Requirements
The required output is the block of lines from the line with "Emit a Python" to the line with "heating_width = 0.032", endpoints included and pictures omitted.

Given information
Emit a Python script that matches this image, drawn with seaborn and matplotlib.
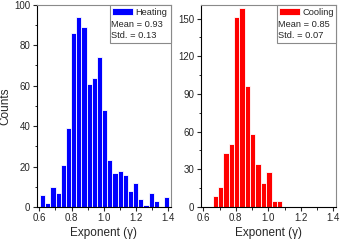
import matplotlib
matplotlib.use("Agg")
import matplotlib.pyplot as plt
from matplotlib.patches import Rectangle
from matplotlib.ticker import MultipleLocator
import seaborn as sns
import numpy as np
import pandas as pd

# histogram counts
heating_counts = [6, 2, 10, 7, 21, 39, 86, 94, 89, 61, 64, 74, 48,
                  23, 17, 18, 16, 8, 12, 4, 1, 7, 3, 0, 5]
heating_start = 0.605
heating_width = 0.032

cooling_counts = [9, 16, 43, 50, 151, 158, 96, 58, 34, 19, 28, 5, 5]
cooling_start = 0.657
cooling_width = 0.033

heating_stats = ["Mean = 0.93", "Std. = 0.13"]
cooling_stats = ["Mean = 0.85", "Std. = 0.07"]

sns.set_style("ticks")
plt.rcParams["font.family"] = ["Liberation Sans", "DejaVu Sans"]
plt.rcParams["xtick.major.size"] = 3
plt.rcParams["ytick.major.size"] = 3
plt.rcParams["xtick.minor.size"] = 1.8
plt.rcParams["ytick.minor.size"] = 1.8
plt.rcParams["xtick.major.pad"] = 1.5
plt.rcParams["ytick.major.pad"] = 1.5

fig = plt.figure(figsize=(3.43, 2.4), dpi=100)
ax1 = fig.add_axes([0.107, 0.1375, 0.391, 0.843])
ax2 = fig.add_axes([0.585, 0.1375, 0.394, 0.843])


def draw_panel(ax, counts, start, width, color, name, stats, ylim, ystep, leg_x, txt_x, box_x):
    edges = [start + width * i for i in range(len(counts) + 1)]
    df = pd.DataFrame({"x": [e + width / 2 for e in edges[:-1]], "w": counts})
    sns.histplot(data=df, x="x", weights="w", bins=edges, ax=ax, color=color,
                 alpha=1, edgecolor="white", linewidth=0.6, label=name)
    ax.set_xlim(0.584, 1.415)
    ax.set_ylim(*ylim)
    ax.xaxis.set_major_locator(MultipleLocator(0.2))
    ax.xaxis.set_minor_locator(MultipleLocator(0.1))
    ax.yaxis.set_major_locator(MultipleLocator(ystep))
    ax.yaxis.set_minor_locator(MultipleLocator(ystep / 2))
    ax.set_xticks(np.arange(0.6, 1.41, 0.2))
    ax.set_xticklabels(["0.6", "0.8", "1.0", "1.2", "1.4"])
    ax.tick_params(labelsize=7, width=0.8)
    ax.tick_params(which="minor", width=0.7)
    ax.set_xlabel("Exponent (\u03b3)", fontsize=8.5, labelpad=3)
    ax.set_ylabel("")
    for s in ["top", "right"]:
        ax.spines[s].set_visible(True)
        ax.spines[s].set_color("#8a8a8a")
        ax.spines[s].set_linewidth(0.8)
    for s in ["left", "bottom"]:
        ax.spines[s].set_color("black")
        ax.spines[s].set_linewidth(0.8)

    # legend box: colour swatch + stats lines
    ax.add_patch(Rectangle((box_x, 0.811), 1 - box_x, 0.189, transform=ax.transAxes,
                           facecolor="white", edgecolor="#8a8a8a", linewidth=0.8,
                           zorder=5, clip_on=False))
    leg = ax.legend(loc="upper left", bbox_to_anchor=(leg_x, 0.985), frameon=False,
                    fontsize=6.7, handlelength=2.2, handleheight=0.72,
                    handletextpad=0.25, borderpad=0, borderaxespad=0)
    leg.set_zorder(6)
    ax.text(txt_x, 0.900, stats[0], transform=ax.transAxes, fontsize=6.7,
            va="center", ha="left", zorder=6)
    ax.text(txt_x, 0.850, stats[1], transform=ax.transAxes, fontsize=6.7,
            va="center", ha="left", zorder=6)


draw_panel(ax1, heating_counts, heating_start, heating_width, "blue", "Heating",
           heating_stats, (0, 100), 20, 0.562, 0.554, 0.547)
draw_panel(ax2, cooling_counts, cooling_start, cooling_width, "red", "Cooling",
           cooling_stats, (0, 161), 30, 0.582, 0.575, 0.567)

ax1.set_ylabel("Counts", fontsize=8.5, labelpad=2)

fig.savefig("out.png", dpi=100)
==
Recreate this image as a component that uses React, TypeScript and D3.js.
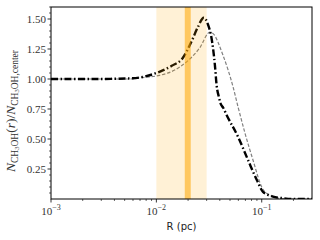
==
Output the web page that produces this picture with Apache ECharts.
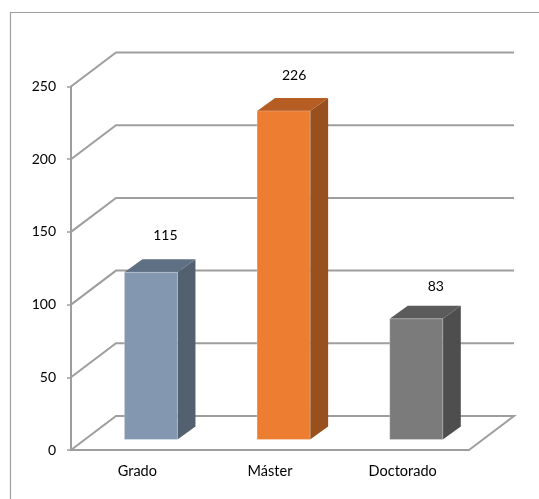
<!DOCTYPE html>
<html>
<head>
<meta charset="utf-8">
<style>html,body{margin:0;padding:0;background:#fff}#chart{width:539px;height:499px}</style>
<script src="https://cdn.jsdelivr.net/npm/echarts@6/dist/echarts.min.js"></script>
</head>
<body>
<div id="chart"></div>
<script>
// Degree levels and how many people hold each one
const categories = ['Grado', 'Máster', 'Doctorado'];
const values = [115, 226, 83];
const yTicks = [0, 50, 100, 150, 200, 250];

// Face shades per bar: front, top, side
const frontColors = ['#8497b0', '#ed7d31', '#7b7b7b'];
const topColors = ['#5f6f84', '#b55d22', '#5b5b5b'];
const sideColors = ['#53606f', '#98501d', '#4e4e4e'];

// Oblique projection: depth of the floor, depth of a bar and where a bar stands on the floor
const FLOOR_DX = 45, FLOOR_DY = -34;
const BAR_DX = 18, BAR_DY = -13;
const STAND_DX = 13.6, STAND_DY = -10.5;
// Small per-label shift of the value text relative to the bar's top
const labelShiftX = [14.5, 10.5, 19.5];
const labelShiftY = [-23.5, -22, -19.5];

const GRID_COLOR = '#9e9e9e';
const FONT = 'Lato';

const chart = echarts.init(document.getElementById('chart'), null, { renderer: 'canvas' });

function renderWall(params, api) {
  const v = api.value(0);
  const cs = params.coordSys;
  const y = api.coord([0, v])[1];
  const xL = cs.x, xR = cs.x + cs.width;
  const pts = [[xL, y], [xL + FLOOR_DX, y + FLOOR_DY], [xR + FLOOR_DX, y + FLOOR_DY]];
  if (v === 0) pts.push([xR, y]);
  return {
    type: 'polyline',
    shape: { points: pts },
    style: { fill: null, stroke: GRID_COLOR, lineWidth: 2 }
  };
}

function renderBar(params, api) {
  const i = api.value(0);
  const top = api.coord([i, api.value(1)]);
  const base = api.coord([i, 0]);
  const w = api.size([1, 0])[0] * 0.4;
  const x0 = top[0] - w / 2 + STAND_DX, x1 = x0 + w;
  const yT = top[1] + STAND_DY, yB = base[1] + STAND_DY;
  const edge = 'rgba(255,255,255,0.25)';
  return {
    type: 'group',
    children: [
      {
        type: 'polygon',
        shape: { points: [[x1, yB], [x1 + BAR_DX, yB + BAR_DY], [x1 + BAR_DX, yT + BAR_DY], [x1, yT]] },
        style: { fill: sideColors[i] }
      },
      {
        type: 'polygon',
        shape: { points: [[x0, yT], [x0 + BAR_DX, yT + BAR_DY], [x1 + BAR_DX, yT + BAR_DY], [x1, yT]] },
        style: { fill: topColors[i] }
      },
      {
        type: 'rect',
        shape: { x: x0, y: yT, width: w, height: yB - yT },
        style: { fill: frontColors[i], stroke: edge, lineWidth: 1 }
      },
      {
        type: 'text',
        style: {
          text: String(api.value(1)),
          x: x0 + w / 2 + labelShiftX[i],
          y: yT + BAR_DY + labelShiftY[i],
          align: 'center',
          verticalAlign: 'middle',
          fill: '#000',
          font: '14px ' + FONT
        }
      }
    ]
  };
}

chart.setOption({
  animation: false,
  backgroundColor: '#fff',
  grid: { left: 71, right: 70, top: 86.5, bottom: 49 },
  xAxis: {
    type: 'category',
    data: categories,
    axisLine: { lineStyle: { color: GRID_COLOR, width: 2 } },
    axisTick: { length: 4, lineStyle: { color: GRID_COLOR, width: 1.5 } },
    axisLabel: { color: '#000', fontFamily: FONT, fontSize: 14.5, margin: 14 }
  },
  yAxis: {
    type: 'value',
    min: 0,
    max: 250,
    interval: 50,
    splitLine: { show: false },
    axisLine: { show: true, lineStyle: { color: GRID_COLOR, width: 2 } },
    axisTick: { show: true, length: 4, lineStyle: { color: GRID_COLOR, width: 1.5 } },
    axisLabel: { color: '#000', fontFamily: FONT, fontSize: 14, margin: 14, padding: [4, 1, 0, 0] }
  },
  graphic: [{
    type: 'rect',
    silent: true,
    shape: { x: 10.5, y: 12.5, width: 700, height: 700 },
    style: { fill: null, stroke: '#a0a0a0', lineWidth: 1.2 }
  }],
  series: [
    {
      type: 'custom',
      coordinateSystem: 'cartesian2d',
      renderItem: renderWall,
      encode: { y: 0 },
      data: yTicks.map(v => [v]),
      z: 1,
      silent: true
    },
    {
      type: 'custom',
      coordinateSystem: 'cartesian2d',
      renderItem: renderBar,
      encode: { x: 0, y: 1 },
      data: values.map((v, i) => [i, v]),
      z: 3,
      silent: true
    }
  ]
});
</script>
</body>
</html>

Completed exercise
Emit a Python script that matches this image, drawn with seaborn and matplotlib.
import matplotlib
matplotlib.use("Agg")
import matplotlib.pyplot as plt
from matplotlib.patches import Rectangle
from matplotlib.ticker import MultipleLocator
import seaborn as sns
import numpy as np
import pandas as pd

# histogram counts
heating_counts = [6, 2, 10, 7, 21, 39, 86, 94, 89, 61, 64, 74, 48,
                  23, 17, 18, 16, 8, 12, 4, 1, 7, 3, 0, 5]
heating_start = 0.605
heating_width = 0.032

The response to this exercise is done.